Hospitals have had to comply with the CHNA provisions of Section 501(r) since 2012 and the remaining provisions since 2010. The new requirements apply to taxable years beginning after December 29, 2015. For periods before this date, hospitals may rely on a reasonable, good faith interpretation of section 501(r).
The requirements regarding financial assistance, charge limits and billing and collections are voluminous, detailed and have significant changes from the 2012 proposed rule. CHNA requirements remain mostly the same as the 2013 proposed rule, with the final rule providing further clarification and some changes in response to comments.
The rule specifically rejects IHA and others’ recommendations that states that have passed laws addressing many of the same issues be deemed in compliance with the federal law for those specific issues. The reasoning was:
- State laws vary and would result in divergent rules for hospitals in different states;
- IRS revenue agents would need to learn each state’s laws; and
- State laws do not match the federal law.
The IRS notes that the federal regulations are minimum requirements. Hospitals can always be more generous and must comply with any state laws with additional or stricter requirements.
Organizations Subject to Rule
The ACA, enacted March 23, 2010, added a new Section 501(r) to the Internal Revenue
Code for hospital organizations to be treated as tax-exempt for purposes of federal income tax under Section 501(c)(3). A hospital organization is defined as an organization that operates one or more hospital facilities, defined as licensed by the state as a hospital. Multiple buildings operated by a hospital under a single state license are considered a single hospital facility, even if serving different geographic areas or populations.
Government Hospitals: Section 501(r) did not provide an exemption for government hospitals that also have section 501(c)(3) status, so these hospitals need to comply with the final rule, including making their CHNA reports and financial assistance policies widely available on a website, even though they are not required to file IRS Form 990. A government hospital that does not want to comply with the requirements may submit a request to voluntarily terminate their section 501(c)(3) recognition.
Hospital-Owned Physician Practices: The final rule provides clarification regarding organizations that own capital or profit interest in hospital facilities. In response to a question regarding applicability to hospital-owned physician practices, the final rule says it depends on how the entity is classified for federal tax purposes. If it is a separate taxable corporation, it would not need to comply. If it is not regarded as separate from the hospital for federal tax purposes, it is considered as part of the hospital and must comply.
Hospital Partnerships: Compliance is also required if emergency or medically necessary care is provided in a hospital by a partnership which the hospital has a capital or profit interest, and it is not an unrelated trade or business with respect to the hospital organization.
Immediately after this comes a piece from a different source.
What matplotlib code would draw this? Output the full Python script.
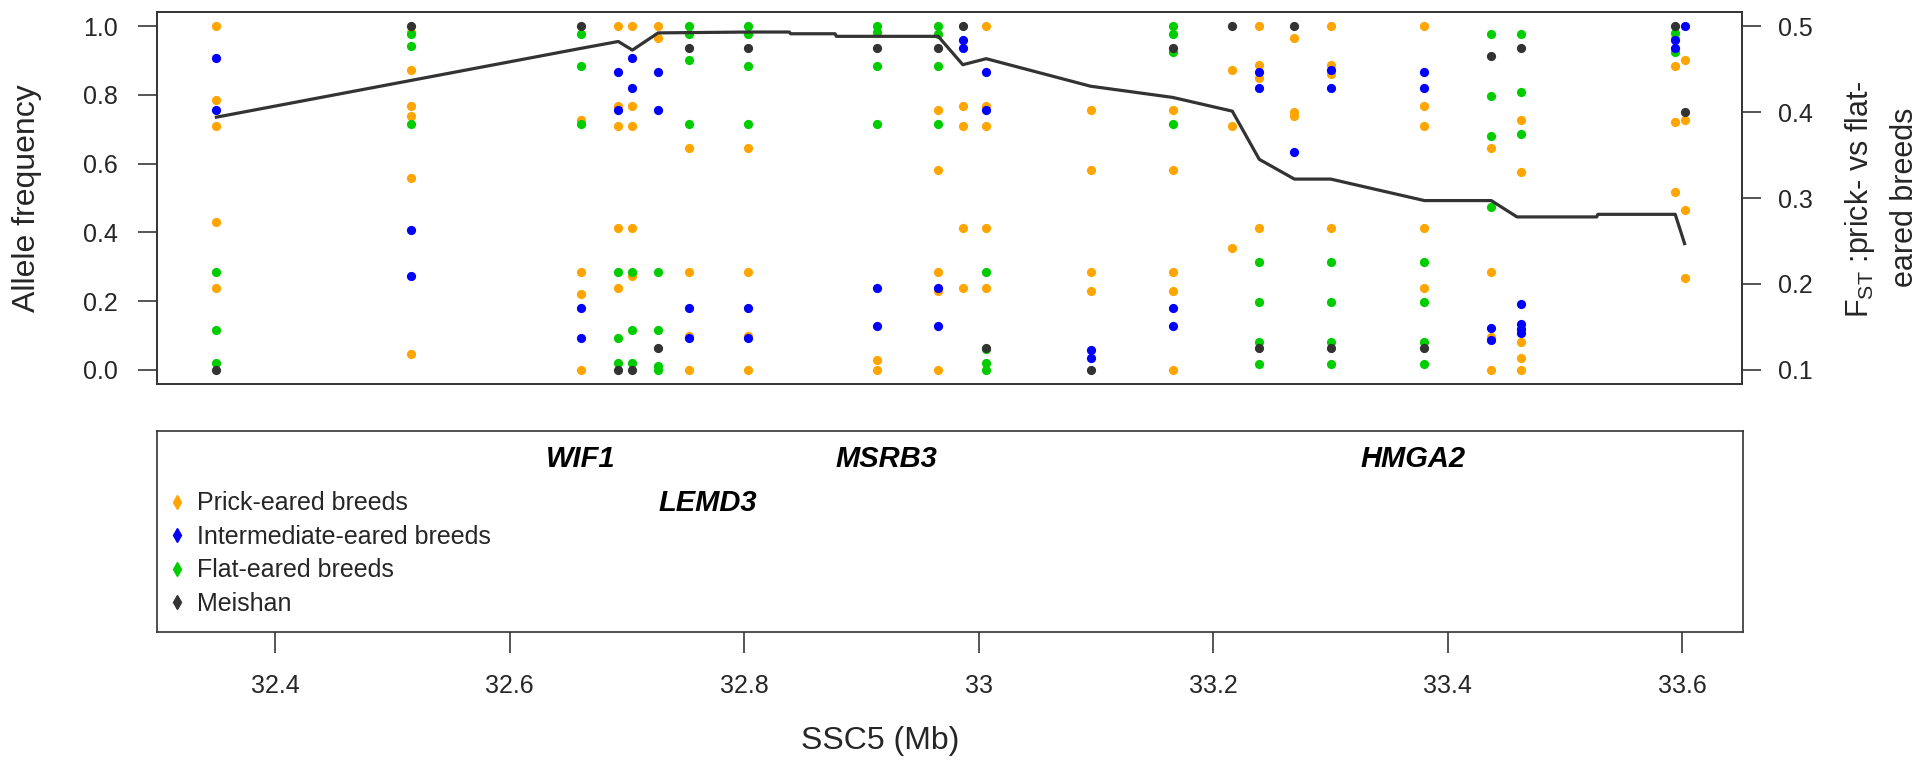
import matplotlib
matplotlib.use("Agg")
import matplotlib.pyplot as plt
from matplotlib.lines import Line2D

plt.rcParams['font.family'] = ['Liberation Sans', 'DejaVu Sans']
plt.rcParams['mathtext.fontset'] = 'custom'
plt.rcParams['mathtext.rm'] = 'Liberation Sans'
plt.rcParams['mathtext.it'] = 'Liberation Sans:italic'
plt.rcParams['mathtext.bf'] = 'Liberation Sans:bold'

# SNP positions on SSC5 (Mb)
snp_pos = [32.350, 32.516, 32.661, 32.693, 32.705, 32.727, 32.753, 32.804,
           32.914, 32.966, 32.987, 33.007, 33.096, 33.166, 33.217, 33.240,
           33.270, 33.301, 33.381, 33.438, 33.463, 33.595, 33.603]

# allele frequencies per SNP, one list per breed group
prick = [[1.0, 0.785, 0.709, 0.429, 0.237],
         [0.984, 0.872, 0.767, 0.738, 0.557, 0.046],
         [0.727, 0.284, 0.220, 0.0],
         [1.0, 0.767, 0.709, 0.412, 0.237],
         [1.0, 0.767, 0.709, 0.412, 0.272],
         [1.0, 0.965],
         [0.645, 0.284, 0.099, 0.0],
         [0.645, 0.284, 0.099, 0.0],
         [0.030, 0.0],
         [0.756, 0.581, 0.284, 0.231, 0.0],
         [0.767, 0.709, 0.412, 0.237],
         [1.0, 0.767, 0.709, 0.412, 0.237],
         [0.756, 0.581, 0.284, 0.231],
         [0.756, 0.581, 0.284, 0.231, 0.0],
         [0.872, 0.709, 0.354],
         [1.0, 0.886, 0.849, 0.412],
         [0.965, 0.750, 0.738],
         [1.0, 0.886, 0.860, 0.412],
         [1.0, 0.767, 0.709, 0.412, 0.237],
         [0.645, 0.284, 0.096, 0.0],
         [0.727, 0.576, 0.080, 0.034, 0.0],
         [0.965, 0.884, 0.720, 0.516],
         [0.901, 0.727, 0.465, 0.267]]

intermediate = [[0.907, 0.756], [0.407, 0.273], [0.179, 0.092], [0.866, 0.756],
                [0.907, 0.820], [0.866, 0.756], [0.179, 0.092], [0.179, 0.092],
                [0.237, 0.127], [0.237, 0.127], [0.959, 0.936], [0.866, 0.756],
                [0.058, 0.034], [0.179, 0.127], [], [0.866, 0.820],
                [0.633], [0.872, 0.820], [0.866, 0.820], [0.121, 0.087],
                [0.192, 0.134, 0.120, 0.107], [0.959, 0.936], [1.0]]

flat = [[0.284, 0.115, 0.019], [0.977, 0.942, 0.715], [0.977, 0.884, 0.715],
        [0.284, 0.092, 0.019], [0.284, 0.115, 0.019], [0.284, 0.115, 0.012, 0.0],
        [1.0, 0.977, 0.901, 0.715], [1.0, 0.977, 0.884, 0.715],
        [1.0, 0.983, 0.884, 0.715], [1.0, 0.977, 0.884, 0.715], [],
        [0.284, 0.060, 0.019, 0.0], [], [1.0, 0.977, 0.924, 0.715], [],
        [0.313, 0.197, 0.081, 0.017], [], [0.313, 0.197, 0.081, 0.017],
        [0.313, 0.197, 0.081, 0.017], [0.977, 0.797, 0.680, 0.475],
        [0.977, 0.808, 0.686], [0.980, 0.925], []]

meishan = [0.0, 1.0, 1.0, 0.0, 0.0, 0.063, 0.936, 0.936, 0.936, 0.936, 1.0, 0.063,
           0.0, 0.936, 1.0, 0.063, 1.0, 0.063, 0.063, 0.913, 0.936, 1.0, 0.750]

# FST prick- vs flat-eared (right axis)
fst_pos = [32.350, 32.661, 32.693, 32.705, 32.727, 32.804, 32.839, 32.840, 32.878,
           32.879, 32.966, 32.987, 33.007, 33.096, 33.166, 33.217, 33.240, 33.270,
           33.301, 33.381, 33.438, 33.460, 33.528, 33.529, 33.595, 33.603]
fst_val = [0.394, 0.474, 0.482, 0.472, 0.492, 0.493, 0.493, 0.491, 0.491,
           0.488, 0.488, 0.455, 0.462, 0.430, 0.417, 0.401, 0.345, 0.322,
           0.322, 0.297, 0.297, 0.278, 0.278, 0.281, 0.281, 0.247]

genes = ['WIF1', 'LEMD3', 'MSRB3', 'HMGA2']
gene_pos = [32.661, 32.769, 32.921, 33.371]
gene_row = [0, 1, 0, 0]

group_names = ['Prick-eared breeds', 'Intermediate-eared breeds', 'Flat-eared breeds', 'Meishan']
group_colors = ['#FFA500', '#0000FF', '#00CD00', '#333333']

dark = '#262626'
fig = plt.figure(figsize=(19.2, 7.62), dpi=100)
ax = fig.add_axes([157/1920, 1-384/762, (1742-157)/1920, (384-12)/762])
axb = fig.add_axes([157/1920, 1-632/762, (1743-157)/1920, (632-431)/762], sharex=ax)

def flatten(groups):
    xs, ys = [], []
    for p, vals in zip(snp_pos, groups):
        for v in vals:
            xs.append(p)
            ys.append(v)
    return xs, ys

# drawing order: prick, flat, intermediate, meishan on top
for data, col in [(prick, group_colors[0]), (flat, group_colors[2]),
                  (intermediate, group_colors[1])]:
    xs, ys = flatten(data)
    ax.scatter(xs, ys, s=44, color=col, linewidths=0, zorder=3)
ax.scatter(snp_pos, meishan, s=44, color=group_colors[3], linewidths=0, zorder=3)

ax.set_xlim(32.2993, 33.652)
ax.set_ylim(-0.0407, 1.0407)
ax.set_yticks([0, 0.2, 0.4, 0.6, 0.8, 1.0])
ax.set_yticklabels(['0.0', '0.2', '0.4', '0.6', '0.8', '1.0'])
ax.tick_params(axis='y', length=14, width=1.1, pad=14, labelsize=18, colors=dark)
ax.tick_params(axis='x', bottom=False, labelbottom=False)

ax2 = ax.twinx()
ax2.plot(fst_pos, fst_val, color='#333333', lw=2.3, zorder=5)
ax2.set_ylim(0.0837, 0.5163)
ax2.set_yticks([0.1, 0.2, 0.3, 0.4, 0.5])
ax2.set_yticklabels(['0.1', '0.2', '0.3', '0.4', '0.5'])
ax2.tick_params(axis='y', length=14, width=1.1, pad=12, labelsize=18, colors=dark)

for a in (ax, ax2, axb):
    for s in a.spines.values():
        s.set_linewidth(1.2)
        s.set_color('#333333')

# lower panel: gene names and legend
axb.set_ylim(0, 1)
axb.set_yticks([])
axb.set_xticks([32.4, 32.6, 32.8, 33.0, 33.2, 33.4, 33.6])
axb.set_xticklabels(['32.4', '32.6', '32.8', '33', '33.2', '33.4', '33.6'])
axb.tick_params(axis='x', length=15, width=1.1, pad=15, labelsize=18, colors=dark)
row_y = [0.861, 0.642]
for g, p, r in zip(genes, gene_pos, gene_row):
    axb.text(p, row_y[r], g, ha='center', va='center', fontsize=21,
             fontweight='bold', fontstyle='italic', color='black')

handles = [Line2D([], [], marker='d', linestyle='none', color=c, markersize=7.5)
           for c in group_colors]
axb.legend(handles, group_names, loc='upper left', bbox_to_anchor=(0.008, 0.70),
           frameon=False, fontsize=18, handlelength=0.6, handletextpad=0.5,
           labelspacing=0.38, borderpad=0, borderaxespad=0, labelcolor=dark)

fig.text(27/1920, 1-198/762, 'Allele frequency', rotation=90, ha='center', va='center',
         fontsize=23, color=dark)
fig.text(1860/1920, 1-199/762, r'F$_{\mathrm{ST}}$ :prick- vs flat-', rotation=90,
         ha='center', va='center', fontsize=22, color=dark)
fig.text(1905/1920, 1-197/762, 'eared breeds', rotation=90, ha='center', va='center',
         fontsize=22, color=dark)
fig.text(880/1920, 1-741/762, 'SSC5 (Mb)', ha='center', va='center', fontsize=23, color=dark)

fig.savefig('out.png', dpi=100)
The final rule provides clarification regarding organizations that own capital or profit interest in hospital facilities.
Various requirements need to be adopted by an “authorized body,” defined as the board, a committee of or one authorized by the board. The rule allows that a single individual may constitute either a committee of the governing body or a party authorized by the governing body to act on its behalf.
Failure to Satisfy Section 501(r) Requirements
The rule includes a discussion of errors that might occur even if appropriate policies and safeguards are in place. A hospital’s failure to meet one of the requirements that is neither willful nor egregious would be excused if the hospital makes the correction and then makes disclosure.
An option for correction without disclosure will be available if the omission or error is minor and either inadvertent or due to reasonable cause. The IRS says all relevant facts and circumstances will be considered in determining whether to revoke a hospital’s tax-exempt status. If a hospital fails to meet the CHNA requirement and is assessed a tax, it would not, by itself, affect the status of tax-exempt bonds.